Input material:

------------------------------------------------------------------------

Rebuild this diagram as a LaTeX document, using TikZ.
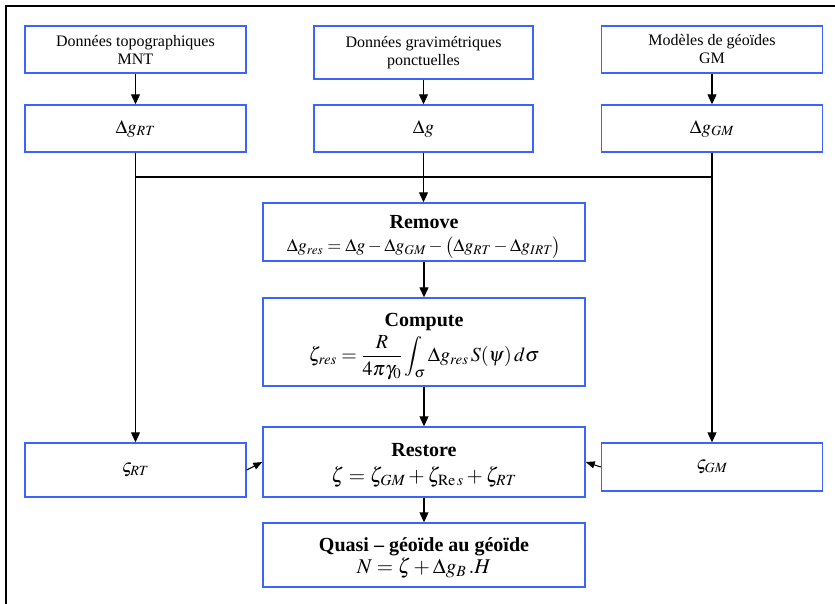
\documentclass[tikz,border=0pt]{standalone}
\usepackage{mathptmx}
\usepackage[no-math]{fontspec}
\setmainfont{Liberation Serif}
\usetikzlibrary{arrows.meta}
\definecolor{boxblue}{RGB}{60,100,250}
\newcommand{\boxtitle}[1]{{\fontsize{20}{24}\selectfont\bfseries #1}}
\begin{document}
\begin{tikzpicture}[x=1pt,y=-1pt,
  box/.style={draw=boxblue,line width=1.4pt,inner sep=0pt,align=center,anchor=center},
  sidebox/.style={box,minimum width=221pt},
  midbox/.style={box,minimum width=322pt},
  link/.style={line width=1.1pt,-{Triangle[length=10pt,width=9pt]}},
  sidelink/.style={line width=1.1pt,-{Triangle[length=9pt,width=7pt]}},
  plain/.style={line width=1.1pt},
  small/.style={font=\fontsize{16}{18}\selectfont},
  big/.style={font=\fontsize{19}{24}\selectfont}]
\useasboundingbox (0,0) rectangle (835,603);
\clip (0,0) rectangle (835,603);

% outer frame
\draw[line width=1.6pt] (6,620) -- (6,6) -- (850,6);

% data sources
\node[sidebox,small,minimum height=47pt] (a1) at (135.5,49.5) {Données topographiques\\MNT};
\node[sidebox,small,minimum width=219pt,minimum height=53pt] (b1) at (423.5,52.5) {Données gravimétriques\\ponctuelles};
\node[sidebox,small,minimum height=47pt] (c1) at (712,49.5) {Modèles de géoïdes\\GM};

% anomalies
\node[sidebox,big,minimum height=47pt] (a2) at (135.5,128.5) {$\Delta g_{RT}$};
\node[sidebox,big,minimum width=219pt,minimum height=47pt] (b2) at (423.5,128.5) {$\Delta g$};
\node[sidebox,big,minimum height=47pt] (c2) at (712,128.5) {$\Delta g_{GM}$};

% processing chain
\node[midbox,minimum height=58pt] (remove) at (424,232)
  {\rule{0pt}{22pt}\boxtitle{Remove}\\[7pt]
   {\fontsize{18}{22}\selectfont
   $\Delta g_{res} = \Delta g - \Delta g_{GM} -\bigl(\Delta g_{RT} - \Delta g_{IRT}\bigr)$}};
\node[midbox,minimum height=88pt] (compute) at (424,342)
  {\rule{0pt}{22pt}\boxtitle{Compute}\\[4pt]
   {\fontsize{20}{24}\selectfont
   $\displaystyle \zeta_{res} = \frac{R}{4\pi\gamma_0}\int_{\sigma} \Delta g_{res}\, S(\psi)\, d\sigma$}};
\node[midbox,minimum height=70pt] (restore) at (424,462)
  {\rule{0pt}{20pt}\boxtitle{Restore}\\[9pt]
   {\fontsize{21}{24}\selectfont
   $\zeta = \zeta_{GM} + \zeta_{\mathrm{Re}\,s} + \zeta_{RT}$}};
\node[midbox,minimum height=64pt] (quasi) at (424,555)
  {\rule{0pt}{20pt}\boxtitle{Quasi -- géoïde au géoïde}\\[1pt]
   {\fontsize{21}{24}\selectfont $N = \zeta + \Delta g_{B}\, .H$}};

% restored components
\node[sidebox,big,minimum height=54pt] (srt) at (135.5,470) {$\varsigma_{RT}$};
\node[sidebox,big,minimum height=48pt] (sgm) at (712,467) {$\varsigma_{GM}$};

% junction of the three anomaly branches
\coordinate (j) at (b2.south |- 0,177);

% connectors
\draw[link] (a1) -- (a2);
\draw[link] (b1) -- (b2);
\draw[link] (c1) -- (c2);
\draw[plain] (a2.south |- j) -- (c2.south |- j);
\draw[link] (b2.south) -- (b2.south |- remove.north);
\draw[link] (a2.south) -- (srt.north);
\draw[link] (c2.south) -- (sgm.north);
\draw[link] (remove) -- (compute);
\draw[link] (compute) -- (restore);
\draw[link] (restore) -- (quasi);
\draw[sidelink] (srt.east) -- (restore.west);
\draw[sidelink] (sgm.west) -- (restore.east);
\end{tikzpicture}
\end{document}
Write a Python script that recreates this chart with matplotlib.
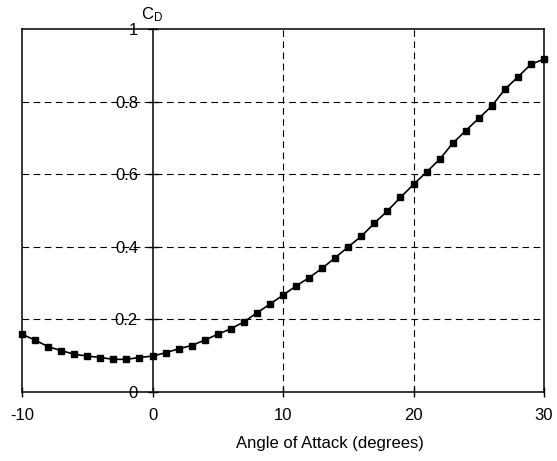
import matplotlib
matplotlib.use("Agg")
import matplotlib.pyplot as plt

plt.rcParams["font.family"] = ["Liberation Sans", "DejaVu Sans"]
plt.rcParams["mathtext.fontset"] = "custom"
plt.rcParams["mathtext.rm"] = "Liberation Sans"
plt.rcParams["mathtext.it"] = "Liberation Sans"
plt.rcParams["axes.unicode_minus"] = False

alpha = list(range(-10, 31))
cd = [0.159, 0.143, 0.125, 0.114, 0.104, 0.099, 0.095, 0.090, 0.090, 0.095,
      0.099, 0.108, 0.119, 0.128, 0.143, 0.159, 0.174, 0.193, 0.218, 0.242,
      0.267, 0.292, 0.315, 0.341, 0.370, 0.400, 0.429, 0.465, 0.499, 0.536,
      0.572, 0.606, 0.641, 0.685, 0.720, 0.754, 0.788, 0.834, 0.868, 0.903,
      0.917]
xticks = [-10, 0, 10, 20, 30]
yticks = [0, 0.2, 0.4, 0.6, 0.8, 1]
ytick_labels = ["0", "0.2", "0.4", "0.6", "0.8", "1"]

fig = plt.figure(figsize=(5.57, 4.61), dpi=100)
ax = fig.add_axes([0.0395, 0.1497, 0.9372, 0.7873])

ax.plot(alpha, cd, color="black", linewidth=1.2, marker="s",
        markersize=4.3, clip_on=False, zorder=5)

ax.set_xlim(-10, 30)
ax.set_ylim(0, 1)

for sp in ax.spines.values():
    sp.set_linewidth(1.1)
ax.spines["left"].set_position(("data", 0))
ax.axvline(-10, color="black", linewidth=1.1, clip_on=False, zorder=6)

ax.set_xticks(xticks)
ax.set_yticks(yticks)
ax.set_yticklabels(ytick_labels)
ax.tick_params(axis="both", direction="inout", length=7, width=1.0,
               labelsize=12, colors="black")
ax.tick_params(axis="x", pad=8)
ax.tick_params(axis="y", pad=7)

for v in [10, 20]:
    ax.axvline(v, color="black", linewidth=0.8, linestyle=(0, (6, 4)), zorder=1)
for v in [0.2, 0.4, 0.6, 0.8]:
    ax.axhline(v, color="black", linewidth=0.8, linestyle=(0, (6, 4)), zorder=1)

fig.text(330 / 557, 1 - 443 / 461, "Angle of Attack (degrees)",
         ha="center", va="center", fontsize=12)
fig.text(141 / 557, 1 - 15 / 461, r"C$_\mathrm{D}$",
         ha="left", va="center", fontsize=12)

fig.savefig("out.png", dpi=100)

------------------------------------------------------------------------

Short problem: Everything from the first line of the records through the line containing "(6,6) -- (850,6);" should be reproduced exactly, apart from the pictures.

The completed task:
Rebuild this diagram as a LaTeX document, using TikZ.
\documentclass[tikz,border=0pt]{standalone}
\usepackage{mathptmx}
\usepackage[no-math]{fontspec}
\setmainfont{Liberation Serif}
\usetikzlibrary{arrows.meta}
\definecolor{boxblue}{RGB}{60,100,250}
\newcommand{\boxtitle}[1]{{\fontsize{20}{24}\selectfont\bfseries #1}}
\begin{document}
\begin{tikzpicture}[x=1pt,y=-1pt,
  box/.style={draw=boxblue,line width=1.4pt,inner sep=0pt,align=center,anchor=center},
  sidebox/.style={box,minimum width=221pt},
  midbox/.style={box,minimum width=322pt},
  link/.style={line width=1.1pt,-{Triangle[length=10pt,width=9pt]}},
  sidelink/.style={line width=1.1pt,-{Triangle[length=9pt,width=7pt]}},
  plain/.style={line width=1.1pt},
  small/.style={font=\fontsize{16}{18}\selectfont},
  big/.style={font=\fontsize{19}{24}\selectfont}]
\useasboundingbox (0,0) rectangle (835,603);
\clip (0,0) rectangle (835,603);

% outer frame
\draw[line width=1.6pt] (6,620) -- (6,6) -- (850,6);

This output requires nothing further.